On Sunday, 19 October 2025, 4 thieves broke into the Louvre, the most famous museum in Paris, France at 9:30 in the morning, half an hour after the museum had already opened.
The thieves got up the wall of the museum with a truck mounted with a basket lift. Because of the suspects wearing yellow vests, civilians saw them but didn’t react since they assumed that they were construction workers.
The thieves then broke open a window on the second floor balcony with angle grinders and while two of them went inside, the other two waited on the basket lift, keeping watch. Threatening museum staff with their angle grinders, the otherwise unarmed thieves then took necklaces, tiaras and brooches from France’s now displayed royal families, officials said.
In total were nine jewels stolen.
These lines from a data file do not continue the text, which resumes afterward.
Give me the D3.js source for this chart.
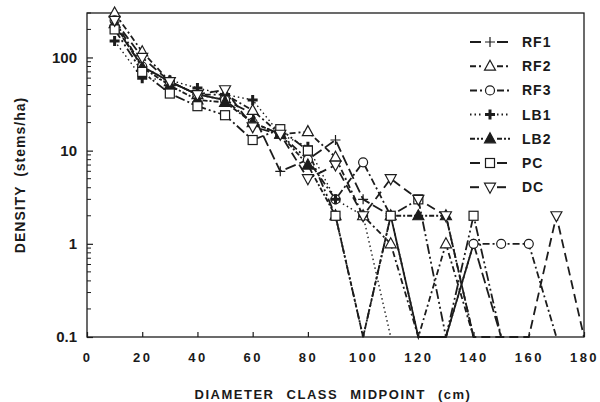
<!DOCTYPE html>
<html>
<head>
<meta charset="utf-8">
<script src="https://cdn.jsdelivr.net/npm/d3@7"></script>
<style>
  body { margin: 0; background: #fff; }
  text { font-family: "Liberation Sans", Arial, sans-serif; font-weight: bold; fill: #1a1a1a; }
</style>
</head>
<body>
<div id="chart"></div>
<script>
// chart data (0 = no stems, drawn on the 0.1 floor)
var midpoints = [10, 20, 30, 40, 50, 60, 70, 80, 90, 100, 110, 120, 130, 140, 150, 160, 170, 180];
var rf1 = [220, 80, 55, 40, 35, 25, 6, 8, 13, 3, 2, 0, 0, 1, 0];
var rf2 = [300, 115, 55, 40, 40, 27, 15, 16, 8.5, 2, 1, 0, 1, 0];
var rf3 = [250, 80, 55, 40, 35, 20, 15, 8, 3, 7.5, 2, 0, 0, 1, 1, 1, 0];
var lb1 = [150, 60, 57, 47, 40, 35, 15, 11, 3, 2, 0];
var lb2 = [230, 78, 50, 35, 33, 20, 15, 7, 2, 0, 2, 2, 2, 0];
var pc = [200, 70, 41, 30, 24, 13, 17, 10, 2, 0, 2, 3, 0, 2, 0];
var dc = [250, 100, 55, 40, 45, 18, 15, 5, 7, 2, 5, 3, 2, 0, 0, 0, 2, 0];
var seriesNames = ["RF1", "RF2", "RF3", "LB1", "LB2", "PC", "DC"];
var xTicks = [0, 20, 40, 60, 80, 100, 120, 140, 160, 180];
var yTicks = [0.1, 1, 10, 100];

var svgWidth = 600;
var svgHeight = 402;

var margin = { top: 13, right: 16, bottom: 65, left: 87 };
var width = svgWidth - margin.left - margin.right;
var height = svgHeight - margin.top - margin.bottom;

var svg = d3.select("#chart")
    .append("svg")
    .attr("width", svgWidth)
    .attr("height", svgHeight);

var chartGroup = svg.append("g")
    .attr("transform", `translate(${margin.left}, ${margin.top})`);

var xScale = d3.scaleLinear().domain([0, 180]).range([0, width]);
var yScale = d3.scaleLog().domain([0.1, 300]).range([height, 0]);

var ink = "#1c1c1c";

// styles per series: dash pattern and marker
var styles = {
    RF1: { data: rf1, dash: "11,4", marker: "plus" },
    RF2: { data: rf2, dash: "6,3,2,3", marker: "tri" },
    RF3: { data: rf3, dash: "7,3,2,3", marker: "circle" },
    LB1: { data: lb1, dash: "1.5,3", marker: "bigplus" },
    LB2: { data: lb2, dash: "5,2,2,2", marker: "filltri" },
    PC: { data: pc, dash: "10,3,2,3,2,3", marker: "square" },
    DC: { data: dc, dash: "9,5", marker: "dtri" }
};

function drawMarker(g, type, x, y) {
    if (type == "plus") {
        g.append("path").attr("d", `M${x - 5},${y}H${x + 5}M${x},${y - 5}V${y + 5}`)
            .attr("stroke", ink).attr("stroke-width", 1.2).attr("fill", "none");
    } else if (type == "bigplus") {
        g.append("path").attr("d", `M${x - 5},${y}H${x + 5}M${x},${y - 5}V${y + 5}`)
            .attr("stroke", ink).attr("stroke-width", 3).attr("fill", "none");
    } else if (type == "circle") {
        g.append("circle").attr("cx", x).attr("cy", y).attr("r", 4.5)
            .attr("fill", "#fff").attr("stroke", ink).attr("stroke-width", 1.2);
    } else if (type == "square") {
        g.append("rect").attr("x", x - 4.5).attr("y", y - 4.5).attr("width", 9).attr("height", 9)
            .attr("fill", "#fff").attr("stroke", ink).attr("stroke-width", 1.2);
    } else if (type == "tri" || type == "filltri") {
        g.append("path").attr("d", `M${x},${y - 6}L${x + 5.5},${y + 4}L${x - 5.5},${y + 4}Z`)
            .attr("fill", type == "tri" ? "#fff" : ink).attr("stroke", ink).attr("stroke-width", 1.2);
    } else if (type == "dtri") {
        g.append("path").attr("d", `M${x},${y + 6}L${x + 5.5},${y - 4}L${x - 5.5},${y - 4}Z`)
            .attr("fill", "#fff").attr("stroke", ink).attr("stroke-width", 1.2);
    }
}

// frame
chartGroup.append("rect")
    .attr("width", width).attr("height", height)
    .attr("fill", "none").attr("stroke", ink).attr("stroke-width", 1.3);

// x axis
var bottomAxis = d3.axisBottom(xScale).tickValues(xTicks).tickSize(-5).tickPadding(16);
var xAxisG = chartGroup.append("g")
    .attr("transform", `translate(0, ${height})`)
    .call(bottomAxis);
xAxisG.select(".domain").remove();
xAxisG.selectAll("line").attr("stroke", ink).attr("stroke-width", 1.2);
xAxisG.selectAll("text")
    .style("font-size", "13px").style("letter-spacing", "2.5px")
    .attr("fill", "#333");

// y axis: major ticks, then minor ticks
var leftAxis = d3.axisLeft(yScale).tickValues(yTicks).tickSize(-6).tickPadding(10)
    .tickFormat(d => d < 1 ? "0.1" : d3.format("d")(d));
var yAxisG = chartGroup.append("g").call(leftAxis);
yAxisG.select(".domain").remove();
yAxisG.selectAll("line").attr("stroke", ink).attr("stroke-width", 1.2);
yAxisG.selectAll("text").style("font-size", "15px");

var minor = [];
[0.1, 1, 10, 100].forEach(function(base) {
    for (var k = 2; k <= 9; k++) {
        if (base * k <= 300) minor.push(base * k);
    }
});
chartGroup.selectAll(".minor")
    .data(minor)
    .enter()
    .append("line")
    .attr("x1", 0).attr("x2", 4)
    .attr("y1", d => yScale(d)).attr("y2", d => yScale(d))
    .attr("stroke", ink).attr("stroke-width", 1);

// series lines
var line = d3.line()
    .x((d, i) => xScale(midpoints[i]))
    .y(d => yScale(d > 0 ? d : 0.1));

seriesNames.forEach(function(name) {
    var s = styles[name];
    chartGroup.append("path")
        .datum(s.data)
        .attr("d", line)
        .attr("fill", "none")
        .attr("stroke", ink)
        .attr("stroke-width", name == "LB1" ? 1.4 : 1.8)
        .attr("stroke-dasharray", s.dash);
});

// markers
seriesNames.forEach(function(name) {
    var s = styles[name];
    var g = chartGroup.append("g");
    s.data.forEach(function(v, i) {
        if (v > 0) drawMarker(g, s.marker, xScale(midpoints[i]), yScale(v));
    });
});

// legend
var legend = svg.append("g");
seriesNames.forEach(function(name, i) {
    var s = styles[name];
    var ly = 42 + i * 24.2;
    legend.append("line").attr("x1", 470).attr("x2", 483).attr("y1", ly).attr("y2", ly)
        .attr("stroke", ink).attr("stroke-width", 2).attr("stroke-dasharray", s.dash);
    legend.append("line").attr("x1", 497).attr("x2", 510).attr("y1", ly).attr("y2", ly)
        .attr("stroke", ink).attr("stroke-width", 2).attr("stroke-dasharray", s.dash);
    drawMarker(legend, s.marker, 490, ly);
    legend.append("text")
        .attr("x", 522).attr("y", ly + 5)
        .style("font-size", "14px")
        .style("letter-spacing", "1px")
        .text(name);
});

// axis labels
svg.append("text")
    .attr("transform", "translate(25, 175) rotate(-90)")
    .attr("text-anchor", "middle")
    .style("font-size", "14px")
    .style("letter-spacing", "1px")
    .style("word-spacing", "4px")
    .text("DENSITY (stems/ha)");

svg.append("text")
    .attr("x", 333)
    .attr("y", 399)
    .attr("text-anchor", "middle")
    .style("font-size", "13px")
    .style("letter-spacing", "1.5px")
    .style("word-spacing", "7px")
    .text("DIAMETER CLASS MIDPOINT (cm)");
</script>
</body>
</html>
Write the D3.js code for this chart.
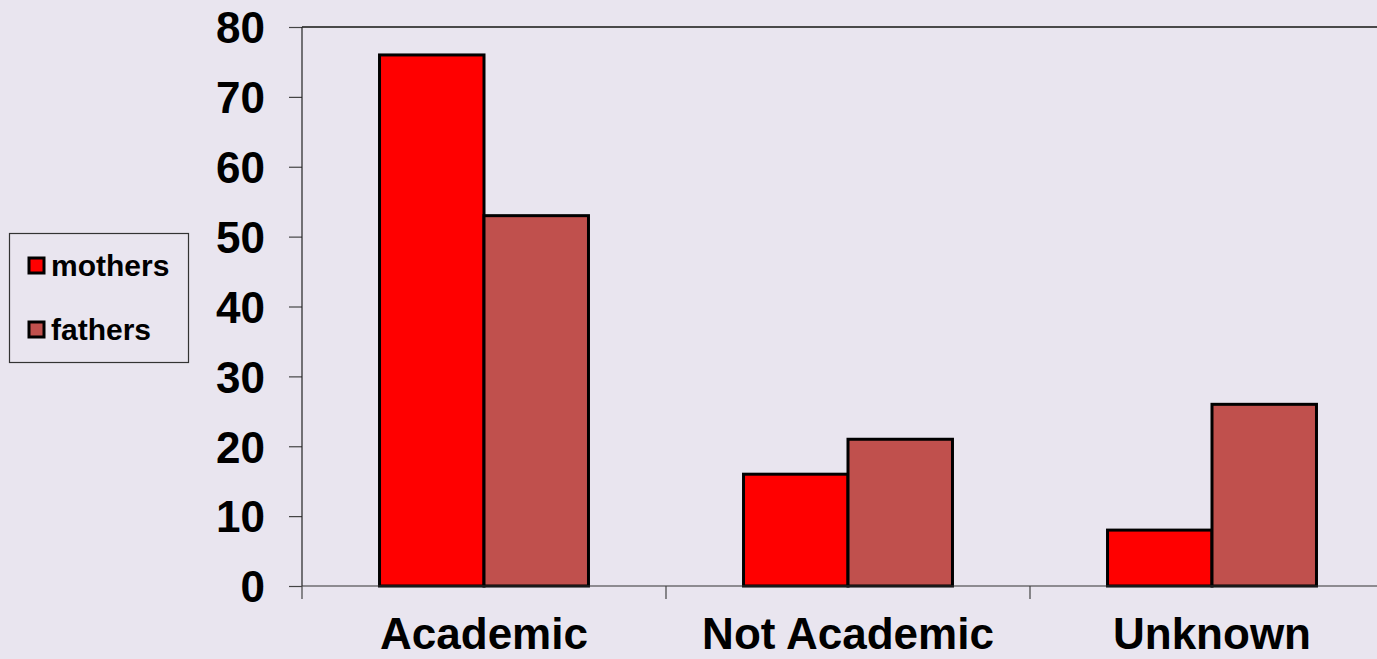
<!DOCTYPE html>
<html>
<head>
<meta charset="utf-8">
<script src="https://cdn.jsdelivr.net/npm/d3@7"></script>
<style>
  html, body { margin: 0; padding: 0; background: #E9E5EF; }
  svg { display: block; }
  text { font-family: Arial, "Liberation Sans", sans-serif; font-weight: bold; fill: #000; }
</style>
</head>
<body>
<svg id="chart" width="1377" height="659"></svg>
<script>
// Parents' education background, counts per category
const categories = ["Academic", "Not Academic", "Unknown"];
const seriesNames = ["mothers", "fathers"];
const mothers = [76, 16, 8];
const fathers = [53, 21, 26];
const yTicks = [0, 10, 20, 30, 40, 50, 60, 70, 80];
const seriesColors = ["#FF0000", "#C0504D"];

const values = [mothers, fathers];
const W = 1377, H = 659;
const plot = { left: 302, top: 27, bottom: 586, step: 364 };

const svg = d3.select("#chart");

const x0 = d3.scaleBand()
  .domain(categories)
  .range([plot.left, plot.left + plot.step * categories.length])
  .paddingInner(0).paddingOuter(0);

const x1 = d3.scaleBand()
  .domain(seriesNames)
  .range([0, x0.bandwidth()])
  .paddingInner(0)
  .paddingOuter(0.742);

const y = d3.scaleLinear().domain([0, 80]).range([plot.bottom, plot.top]);

// top frame line of the plot area
svg.append("line")
  .attr("x1", plot.left).attr("x2", W)
  .attr("y1", y(80)).attr("y2", y(80))
  .attr("stroke", "#4a4a4a").attr("stroke-width", 2);

// bars
const groups = svg.append("g").selectAll("g")
  .data(categories)
  .join("g")
  .attr("transform", d => `translate(${x0(d)},0)`);

groups.selectAll("rect")
  .data((c, i) => seriesNames.map((s, j) => ({ s, j, v: values[j][i] })))
  .join("rect")
  .attr("x", d => x1(d.s))
  .attr("y", d => y(d.v))
  .attr("width", x1.bandwidth())
  .attr("height", d => y(0) - y(d.v))
  .attr("fill", d => seriesColors[d.j])
  .attr("stroke", "#000")
  .attr("stroke-width", 3);

// y axis
const yAxis = d3.axisLeft(y)
  .tickValues(yTicks)
  .tickSize(13)
  .tickPadding(24);
const yg = svg.append("g")
  .attr("transform", `translate(${plot.left},0)`)
  .call(yAxis);
yg.select(".domain").remove();
yg.append("line")
  .attr("x1", 0).attr("x2", 0)
  .attr("y1", y(80)).attr("y2", plot.bottom)
  .attr("stroke", "#222").attr("stroke-width", 1.2);
yg.selectAll(".tick line").attr("stroke", "#444").attr("stroke-width", 1.2);
yg.selectAll(".tick text")
  .attr("font-size", 44)
  .attr("dy", "0.36em");

// x axis: boundary ticks between categories
const xg = svg.append("g");
xg.append("line")
  .attr("x1", plot.left).attr("x2", W)
  .attr("y1", plot.bottom).attr("y2", plot.bottom)
  .attr("stroke", "#333").attr("stroke-width", 1.2);
xg.selectAll("line.bound")
  .data(categories)
  .join("line")
  .attr("class", "bound")
  .attr("x1", d => x0(d)).attr("x2", d => x0(d))
  .attr("y1", plot.bottom).attr("y2", plot.bottom + 13)
  .attr("stroke", "#444").attr("stroke-width", 1.2);
xg.selectAll("text")
  .data(categories)
  .join("text")
  .attr("x", d => x0(d) + x0.bandwidth() / 2)
  .attr("y", 649)
  .attr("text-anchor", "middle")
  .attr("font-size", 44)
  .text(d => d);

// legend
const legend = svg.append("g");
legend.append("rect")
  .attr("x", 9.5).attr("y", 233.5)
  .attr("width", 179).attr("height", 129)
  .attr("fill", "none")
  .attr("stroke", "#333").attr("stroke-width", 1.2);
const items = legend.selectAll("g.item")
  .data(seriesNames)
  .join("g")
  .attr("class", "item")
  .attr("transform", (d, i) => `translate(0,${i * 64})`);
items.append("rect")
  .attr("x", 29).attr("y", 258)
  .attr("width", 15).attr("height", 15)
  .attr("fill", (d, i) => seriesColors[i])
  .attr("stroke", "#000").attr("stroke-width", 3);
items.append("text")
  .attr("x", 51).attr("y", 276)
  .attr("font-size", 30)
  .text(d => d);
</script>
</body>
</html>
A 19th-century French queen’s set, including a sapphire tiara, a sapphire necklace and a single sapphire earring. An emerald necklace and matching emerald earrings, owned and worn by Empress Marie-Louise, Napoleon Bonaparte’s second wife. A tiara and a large bodie-knot brooch, worn by Empress Eugenie, the wife of Napoleon III and a reliquary brooch, all of them worth more than 113 million euros (128 million dollars).
All four of the thieves then escaped on Yamaha T-Max scooters and couldn’t yet be found.
This has a big impact on France since it is a big part of France’s history that got stolen. French President Emmanuel Macron described the theft as “an attack on a heritage that we cherish because it is our history”, saying that it is “an unbearable humiliation of our country”.
The leading Dutch art detective Arthur Brand told the Newspaper Sky News that the police “have a week” before the jewels vanish forever.